In the Paradise Papers, we by far put more effort into storytelling than in the Panama Papers because we realized it might feel like the same stuff for our audience. So we had to find new ways of telling the stories. And I think that’s the challenge for the future as well — that people understand what it means for them, to understand that something’s going on. Resources worth billions being funneled out of a country — this might be the reason for hunger in some country. How does it affect me, how does it affect the country, how does it affect the world? [Corruption is] not a victimless crime.
GAZETTe: What can be done outside of law enforcement to keep these kinds of criminal networks at bay?
obermaier: Real estate, company registers, and court documents should be, to a certain extent, public. I guess the frustrating reality on both sides of the Atlantic is there are structures that enable criminal activities. There is not enough political demand for change. You have, in the U.S., Delaware. It would be super naïve if you think criminals don’t use these structures. In the European Union, we have Cyprus and Malta. We have tax havens.

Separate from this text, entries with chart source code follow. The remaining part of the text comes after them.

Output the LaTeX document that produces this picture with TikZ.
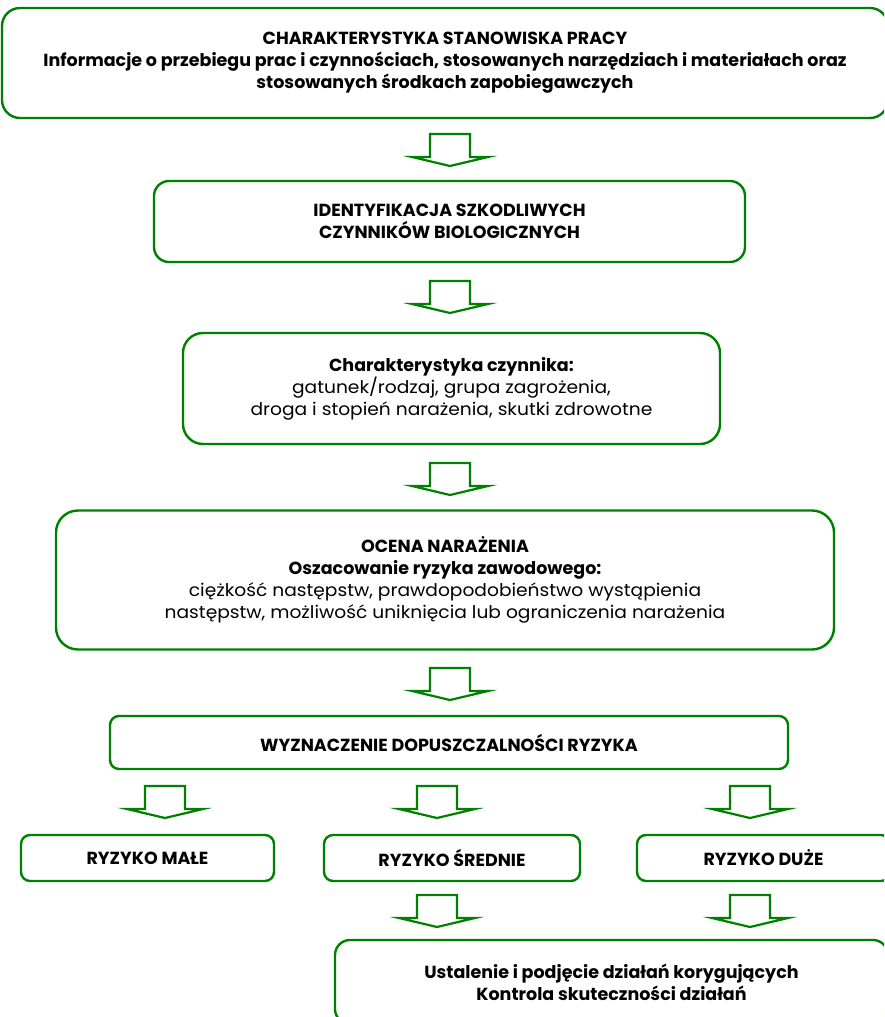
\documentclass[tikz,border=0pt]{standalone}
\usepackage{fontspec}
\setmainfont{Poppins}[UprightFeatures={FakeStretch=1.065}]
\usepackage{tikz}
\usetikzlibrary{calc}

\definecolor{boxgreen}{RGB}{0,128,0}

\tikzset{
  stepbox/.style={draw=boxgreen, line width=2.4pt, align=center, inner sep=2pt,
    font=\fontsize{17.5}{22}\selectfont},
  arrowline/.style={draw=boxgreen, line width=2.2pt, fill=white, line join=miter},
  pics/downarrow/.style={code={
    \draw[arrowline] (-20,0) -- (20,0) -- (20,23) -- (38,23) -- (0,32) -- (-38,23) -- (-20,23) -- cycle;
  }}
}

\begin{document}
\begin{tikzpicture}[x=1pt, y=-1pt]
  \clip (0,0) rectangle (884,1017);

  % boxes
  \node[stepbox, rounded corners=18pt, minimum width=886pt, minimum height=110pt] (charst) at (445,63)
    {\textbf{CHARAKTERYSTYKA STANOWISKA PRACY}\\
     \textbf{Informacje o przebiegu prac i czynnościach, stosowanych narzędziach i materiałach oraz}\\
     \textbf{stosowanych środkach zapobiegawczych}};
  \node[stepbox, rounded corners=15pt, minimum width=591pt, minimum height=81pt] (ident) at (449.5,221.5)
    {\textbf{IDENTYFIKACJA SZKODLIWYCH}\\ \textbf{CZYNNIKÓW BIOLOGICZNYCH}};
  \node[stepbox, rounded corners=20pt, minimum width=537pt, minimum height=111pt] (czyn) at (451.5,388.5)
    {\textbf{Charakterystyka czynnika:}\\
     gatunek/rodzaj, grupa zagrożenia,\\
     droga i stopień narażenia, skutki zdrowotne};
  \node[stepbox, rounded corners=22pt, minimum width=778pt, minimum height=139pt] (ocena) at (445,580)
    {\textbf{OCENA NARAŻENIA}\\
     \textbf{Oszacowanie ryzyka zawodowego:}\\
     ciężkość następstw, prawdopodobieństwo wystąpienia\\
     następstw, możliwość uniknięcia lub ograniczenia narażenia};
  \node[stepbox, rounded corners=9pt, minimum width=678pt, minimum height=53pt] (dopusz) at (449,742.5)
    {\textbf{WYZNACZENIE DOPUSZCZALNOŚCI RYZYKA}};
  \node[stepbox, rounded corners=9pt, minimum width=253pt, minimum height=46pt] (male) at (147.5,858)
    {\textbf{RYZYKO MAŁE}};
  \node[stepbox, rounded corners=9pt, minimum width=256pt, minimum height=46pt] (srednie) at (452,858)
    {\textbf{RYZYKO ŚREDNIE}};
  \node[stepbox, rounded corners=9pt, minimum width=253pt, minimum height=46pt] (duze) at (763.5,858)
    {\textbf{RYZYKO DUŻE}};
  \node[stepbox, rounded corners=15pt, minimum width=553pt, minimum height=84pt] (korekta) at (611.5,982)
    {\textbf{Ustalenie i podjęcie działań korygujących}\\
     \textbf{Kontrola skuteczności działań}};

  % block arrows
  \pic at (450,134) {downarrow};
  \pic at (450,281) {downarrow};
  \pic at (450,463) {downarrow};
  \pic at (450,668) {downarrow};
  \pic at (165,786) {downarrow};
  \pic at (437,786) {downarrow};
  \pic at (750,786) {downarrow};
  \pic at (437,895) {downarrow};
  \pic at (750,895) {downarrow};
\end{tikzpicture}
\end{document}
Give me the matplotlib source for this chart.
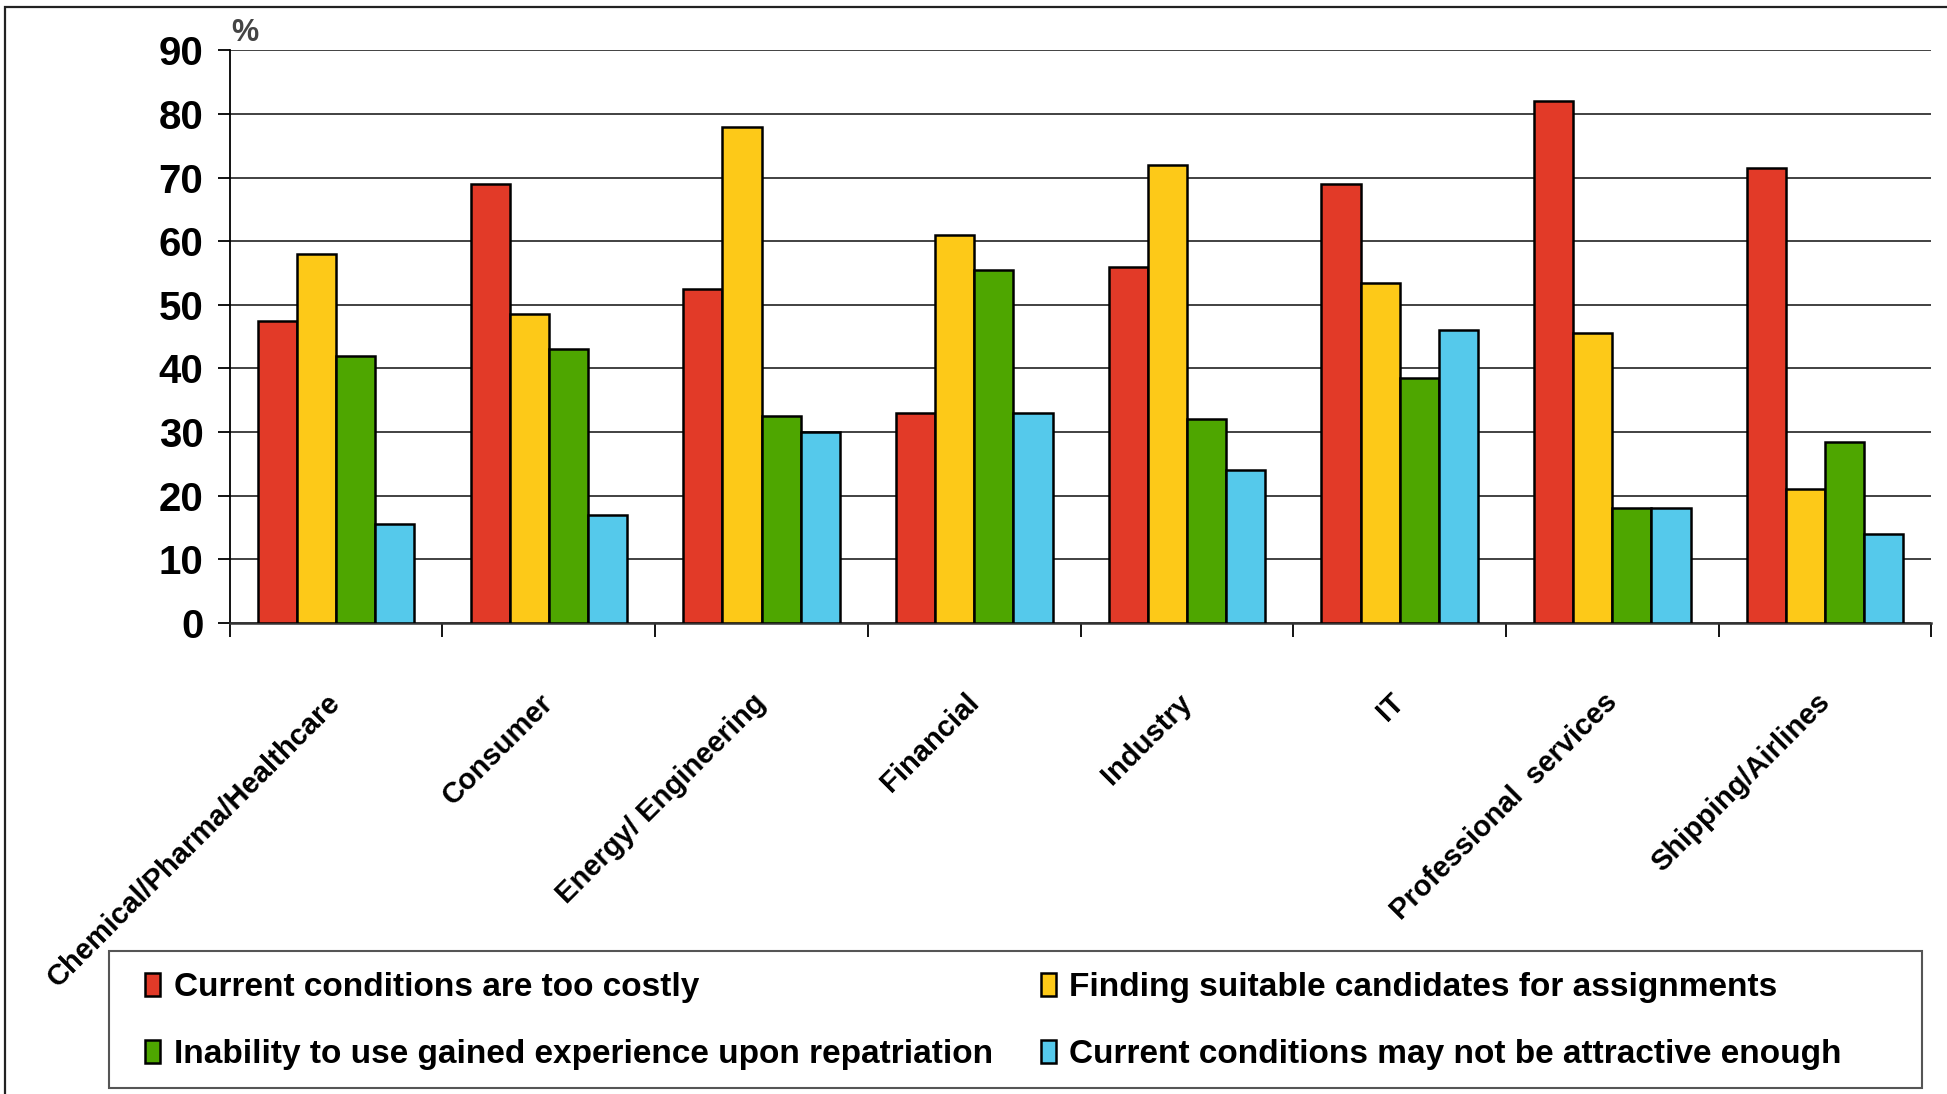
import numpy as np
import matplotlib.pyplot as plt
from matplotlib.patches import Rectangle

categories = ['Chemical/Pharma/Healthcare', 'Consumer', 'Energy/ Engineering', 'Financial',
              'Industry', 'IT', 'Professional  services', 'Shipping/Airlines']
series_names = ['Current conditions are too costly',
                'Finding suitable candidates for assignments',
                'Inability to use gained experience upon repatriation',
                'Current conditions may not be attractive enough']
too_costly = [47.5, 69, 52.5, 33, 56, 69, 82, 71.5]
candidates = [58, 48.5, 78, 61, 72, 53.5, 45.5, 21]
repatriation = [42, 43, 32.5, 55.5, 32, 38.5, 18, 28.5]
not_attractive = [15.5, 17, 30, 33, 24, 46, 18, 14]
colors = ['#E23A28', '#FDC918', '#4EA600', '#55C9EB']

font = 'Liberation Sans'

fig = plt.figure(figsize=(19.47, 10.94), dpi=100)
# outer frame, open at the right and bottom
fig.patches.append(Rectangle((0.0026, -0.05), 1.1, 1.044, transform=fig.transFigure,
                             fill=False, edgecolor='#222222', lw=1.6))
ax = fig.add_axes([0.118, 0.4305, 0.874, 0.5235])

x = np.arange(len(categories))
w = 0.184
bars = []
for i, vals in enumerate([too_costly, candidates, repatriation, not_attractive]):
    bars.append(ax.bar(x + (i - 1.5) * w, vals, w, color=colors[i], edgecolor='black',
                       lw=1.8, label=series_names[i], zorder=3))

ax.set_xlim(-0.5, len(categories) - 0.5)
ax.set_ylim(0, 90)
ax.set_yticks(range(0, 91, 10))
ax.yaxis.grid(True, color='#333333', lw=1.3, zorder=0)
ax.set_axisbelow(True)
for s in ['top', 'right']:
    ax.spines[s].set_visible(False)
ax.spines['left'].set_linewidth(1.3)
ax.spines['bottom'].set_linewidth(1.8)
ax.spines['bottom'].set_color('#333333')
ax.tick_params(axis='y', length=9, width=1.3, pad=10)
for lab in ax.get_yticklabels():
    lab.set_family(font)
    lab.set_fontweight('bold')
    lab.set_fontsize(29)

# category boundaries as ticks, names placed at group centres
ax.set_xticks(np.arange(len(categories) + 1) - 0.5)
ax.set_xticklabels([])
ax.tick_params(axis='x', length=10, width=1.3)
for xi, name in zip(x, categories):
    ax.annotate(name, xy=(xi, 0), xycoords=('data', 'axes fraction'),
                xytext=(-7, -47), textcoords='offset points', rotation=45,
                ha='right', va='top', rotation_mode='anchor',
                fontsize=21, fontweight='bold', family=font)

ax.text(0.001, 1.004, '%', transform=ax.transAxes, fontsize=22, fontweight='bold',
        color='#444444', family=font, va='bottom')

# legend box drawn separately so its width can be set freely
fig.patches.append(Rectangle((0.0561, 0.0057), 0.931, 0.1248, transform=fig.transFigure,
                             fill=False, edgecolor='#555555', lw=1.5))
order = [0, 2, 1, 3]
fig.legend([bars[i] for i in order], [series_names[i] for i in order],
           loc='upper left', bbox_to_anchor=(0.0669, 0.1248), borderaxespad=0,
           ncol=2, frameon=False,
           prop={'family': font, 'weight': 'bold', 'size': 24},
           handlelength=0.45, handleheight=0.7, handletextpad=0.4,
           columnspacing=1.44, labelspacing=1.08, borderpad=0.45)

fig.savefig('out.png', dpi=100)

And we also have “passports for sale” programs where people doing a certain investment can acquire a European Union passport that enables them to travel within the European Union, which makes traveling to the U.S. easier, which makes, in the case of Malta, it easier to travel to all Commonwealth states, and that’s a very high risk that this could be abused by criminals. There’s this tendency to always point the fingers away from yourself. It’s the U.S. pointing its fingers at a country like Panama, the E.U. pointing its fingers at the U.S., Panama, British Virgin Islands, whatever, but not acknowledging the problem is within your own borders as well. So I think it would be important in society for voters to get more interested in topics like this because they affect our daily lives.
This interview was edited for clarity and length.